D’autres ne tentent même pas de trouver le sommeil, obsédés par l’idée de se réchauffer. Les feux de camp jonchent ça et là le campement, créant des attroupements. « Un habitant du quartier nous donne du bois », précise Abdullah Hakim, penché au-dessus des flammes. « Il y a quelques nuits, il nous a apporté du charbon. » Le reste du temps, tout y passe : des cagettes, des planches, des morceaux de cartons et de papiers, et toutes sortes de déchets glânés dans la rue. Le but : que le fleu reste constamment alimenté. Dans cette odeur de brûlé, le camp de La Chapelle rappelle les « jungles » de Calais. Les flammes sont toutefois régulièrement éteintes par la police. « Ils viennent, avec leurs extincteurs, ils ne disent rien, ils éteignent », dit Hemat Khan, 37 ans, les yeux rouges de fatigue.
« C’est à cause de la proximité du métro, commente Clara Agnello. La police dit avoir peur d’un incendie. »
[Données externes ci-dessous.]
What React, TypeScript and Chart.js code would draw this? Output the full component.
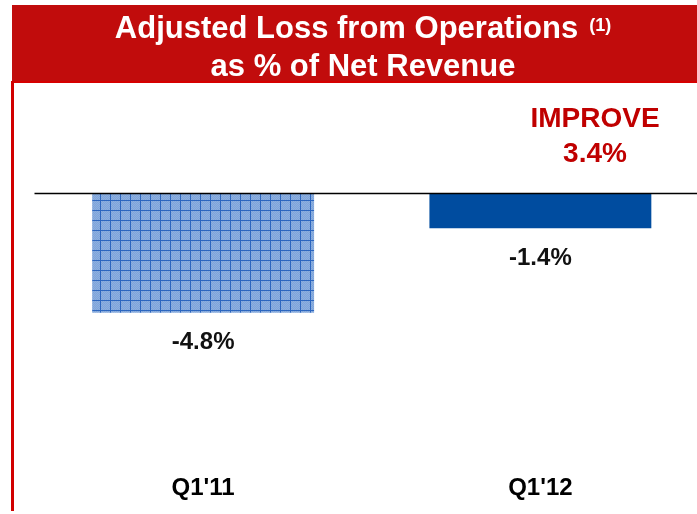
import React, { useEffect, useRef } from "react";
import { Chart, registerables } from "chart.js";

Chart.register(...registerables);

const categories = ["Q1'11", "Q1'12"];
const values = [-4.8, -1.4];
const valueLabels = ["-4.8%", "-1.4%"];
const titleLine1 = "Adjusted Loss from Operations";
const titleNote = "(1)";
const titleLine2 = "as % of Net Revenue";
const calloutLines = ["IMPROVE", "3.4%"];

const FONT = "'Liberation Sans', Arial, Helvetica, sans-serif";

function makeGridPattern(ctx: CanvasRenderingContext2D): CanvasPattern | string {
  const c = document.createElement("canvas");
  c.width = 10;
  c.height = 10;
  const p = c.getContext("2d");
  if (!p) return "#80a5da";
  p.fillStyle = "#7fa4d9";
  p.fillRect(0, 0, 10, 10);
  for (let y = 0; y < 10; y++) {
    for (let x = 0; x < 10; x++) {
      if ((x + y) % 2 === 0) {
        p.fillStyle = "#8db0e0";
        p.fillRect(x, y, 1, 1);
      }
    }
  }
  p.fillStyle = "#2c66bf";
  p.fillRect(0, 0, 10, 1);
  p.fillRect(0, 0, 1, 10);
  return ctx.createPattern(c, "repeat") || "#80a5da";
}

const decorPlugin = {
  id: "decor",
  beforeDraw(chart: any) {
    const ctx: CanvasRenderingContext2D = chart.ctx;
    ctx.save();
    ctx.fillStyle = "#ffffff";
    ctx.fillRect(0, 0, chart.width, chart.height);
    // header band
    ctx.fillStyle = "#c10c0c";
    ctx.fillRect(12, 5, chart.width - 12, 77);
    ctx.fillStyle = "#d60000";
    ctx.fillRect(12, 81, chart.width - 12, 2);
    // left red rule
    ctx.fillStyle = "#d10000";
    ctx.fillRect(11, 81, 3, 430);

    // title
    const cx = 363;
    ctx.fillStyle = "#ffffff";
    ctx.textBaseline = "alphabetic";
    ctx.textAlign = "left";
    ctx.font = `bold 31px ${FONT}`;
    const mainW = ctx.measureText(titleLine1).width;
    ctx.font = `bold 18px ${FONT}`;
    const noteW = ctx.measureText(titleNote).width;
    const gap = 11;
    const start = cx - (mainW + gap + noteW) / 2;
    ctx.font = `bold 31px ${FONT}`;
    ctx.fillText(titleLine1, start, 38);
    ctx.font = `bold 18px ${FONT}`;
    ctx.fillText(titleNote, start + mainW + gap, 31);
    ctx.font = `bold 31px ${FONT}`;
    ctx.textAlign = "center";
    ctx.fillText(titleLine2, cx, 76);

    // callout
    ctx.fillStyle = "#c00000";
    ctx.font = `bold 28px ${FONT}`;
    ctx.fillText(calloutLines[0], 595, 127);
    ctx.fillText(calloutLines[1], 595, 162);
    ctx.restore();
  },
  afterDatasetsDraw(chart: any) {
    const ctx: CanvasRenderingContext2D = chart.ctx;
    const area = chart.chartArea;
    const yScale = chart.scales.y;
    const y0 = Math.round(yScale.getPixelForValue(0)) - 0.5;
    ctx.save();
    ctx.strokeStyle = "#000000";
    ctx.lineWidth = 1.3;
    ctx.beginPath();
    ctx.moveTo(area.left, y0);
    ctx.lineTo(area.right, y0);
    ctx.stroke();

    const meta = chart.getDatasetMeta(0);
    ctx.fillStyle = "#111111";
    ctx.font = `bold 24px ${FONT}`;
    ctx.textAlign = "center";
    ctx.textBaseline = "middle";
    meta.data.forEach((el: any, i: number) => {
      ctx.fillText(valueLabels[i], el.x, el.y + 30);
    });
    ctx.restore();
  },
};

export default function App() {
  const ref = useRef<HTMLCanvasElement | null>(null);

  useEffect(() => {
    const canvas = ref.current;
    if (!canvas) return;
    const ctx = canvas.getContext("2d");
    if (!ctx) return;
    const pattern = makeGridPattern(ctx);
    const chart = new Chart(canvas, {
      type: "bar",
      data: {
        labels: categories,
        datasets: [
          {
            data: values,
            backgroundColor: [pattern, "#004c9f"],
            borderWidth: 0,
            barPercentage: 0.658,
            categoryPercentage: 1,
          },
        ],
      },
      options: {
        responsive: false,
        animation: false,
        devicePixelRatio: 1,
        layout: { padding: { left: 34.5, right: 0, top: 193.5, bottom: 3.6 } },
        plugins: {
          legend: { display: false },
          tooltip: { enabled: false },
          title: { display: false },
        },
        scales: {
          x: {
            grid: { display: false, drawTicks: false },
            border: { display: false },
            ticks: {
              color: "#000000",
              padding: 7.4,
              font: { family: FONT, size: 24, weight: "bold" },
            },
          },
          y: { display: false, min: -11, max: 0 },
        },
      },
      plugins: [decorPlugin],
    } as any);
    return () => chart.destroy();
  }, []);

  return (
    <div
      style={{
        position: "absolute",
        left: 0,
        top: 0,
        width: 697,
        height: 514,
        overflow: "hidden",
        background: "#ffffff",
      }}
    >
      <canvas ref={ref} width={709} height={514} style={{ display: "block" }} />
    </div>
  );
}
La veille, plusieurs migrants, révoltés de leur situation, ont bloqué le boulevard de la Chapelle à l’aide notamment de poubelles, pour alerter l’opinion publique sur leur sort, avant d’être dispersés par la police. Vestige de cette action, un matelas tagué de la phrase « We need help » (« On a besoin d’aide ») est positionné face à la route, dans l’espoir que les passants le voient.
C’est peut-être ça qui a attiré le regard d’Ajab Khan, un réfugié afghan bien installé dans sa vie parisienne depuis une décennie. Il passe régulièrement à proximité du camp au volant de sa voiture, mais, ce jour-là, il a décidé de se garer. « J’avais envie de venir les voir », justifie-t-il, triste de constater que certaines choses ne changent pas. « Je sais ce qu’ils vivent. Je suis arrivé en 2010 à Paris et j’ai passé 18 mois à la rue. À l’époque, c’était à Gare de l’Est. Maintenant c’est ici. »
*Son nom de famille n’a pas été communiqué.
Infos pratiques :
Aux alentours de ce camp, situé au niveau du 16-18 boulevard La Chapelle, à Paris, des distributions de nourritures sont organisées.
-À partir de 20h, plusieurs associations, dont Solidarité migrants Wilson, font des distributions de thé et de repas chauds sur le campement.
-Vers 16h30, du lundi au samedi, des repas chauds sont servis par l’association La Chorba pour tous au 135 boulevard de la Villette, 75010 Paris, à la sortie du métro Jaurès.
-Des petits-déjeuners solidaires sont distribués tous les matins entre 8h et 10h environ au Jardin d’Eole, situé 56 rue d’Aubervilliers, 75018 Paris.